The study was conducted by Herb Fillmore, Vice President, Strategic Innovations, Treo Solutions; C. Annette DuBard, MD, MPH, Senior Vice President, Informatics & Evaluation, Community Care of North Carolina; Grant A. Ritter, PhD, Senior Scientist, Schneider Institute for Health Policy, Heller School, Brandeis University; and Carlos Jackson, PhD, Assistant Director, Program Evaluation, Community Care of North Carolina.
The study applied rigorous, state-of-the-art research methods to control for factors unrelated to CCNC’s efforts, substantiating previous reports of savings achieved by CCNC for the NC Medicaid program overall.
“This study is an important addition to the growing body of evidence supporting the value of CCNC’s community-based, medical home approach to population management,” said L. Allen Dobson, Jr., MD, CCNC President and CEO. “While it addresses specific concerns about the validity of previous actuarial studies, the findings are the same: CCNC bends the cost curve by improving the care delivered to Medicaid beneficiaries.”
Said C. Annette DuBard, MD, MPH: “The study extends earlier actuarial research on CCNC by refining the sample, using pre-post comparison methods, controlling for a number of additional factors and applying hierarchal regression models to adjust for potential correlation among outcomes.”
Dr. DuBard explained that two models were used to estimate the program’s impact on cost: the first employed a mixed model comparing member experiences in enrolled versus unenrolled months, accounting for regional differences; the second was a pre-post intervention/comparison group, difference-in-differences mixed model, which directly matched cohorts of enrolled and unenrolled members on pharmacy use, race, age, year, health status, and behavioral health history.
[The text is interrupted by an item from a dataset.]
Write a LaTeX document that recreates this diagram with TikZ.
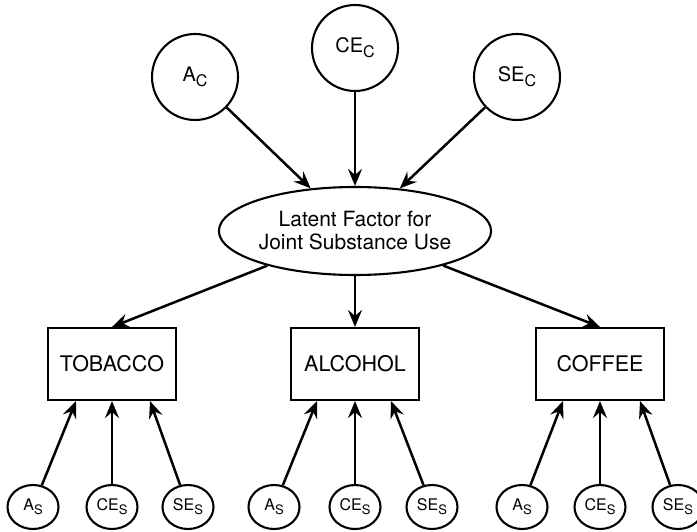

POPULATION HEALTH MANAGEMENT
Health Care Savings with the Patient-Centered Medical Home: Community Care of North Carolina’s Experience
Herb Fillmore, MSW, C. Annette DuBard, MD, MPH, Grant A. Ritter, PhD, and Carlos Jackson, PhD
Full text of article available at: http://tinyurl.com/o7dvael
Full-length URL: http://online.liebertpub.com/doi/abs/10.1089/pop.2013.0055
CCNC is a community-based, private sector non-profit that takes a population management approach to improving health care and containing costs for North Carolina’s most chronically ill individuals and other vulnerable populations. Through its 14 local network partners, CCNC creates “medical homes” for 1.3 million individuals, including Medicaid beneficiaries, individuals eligible for both Medicare and Medicaid, privately-insured employees and uninsured people in all 100 North Carolina counties.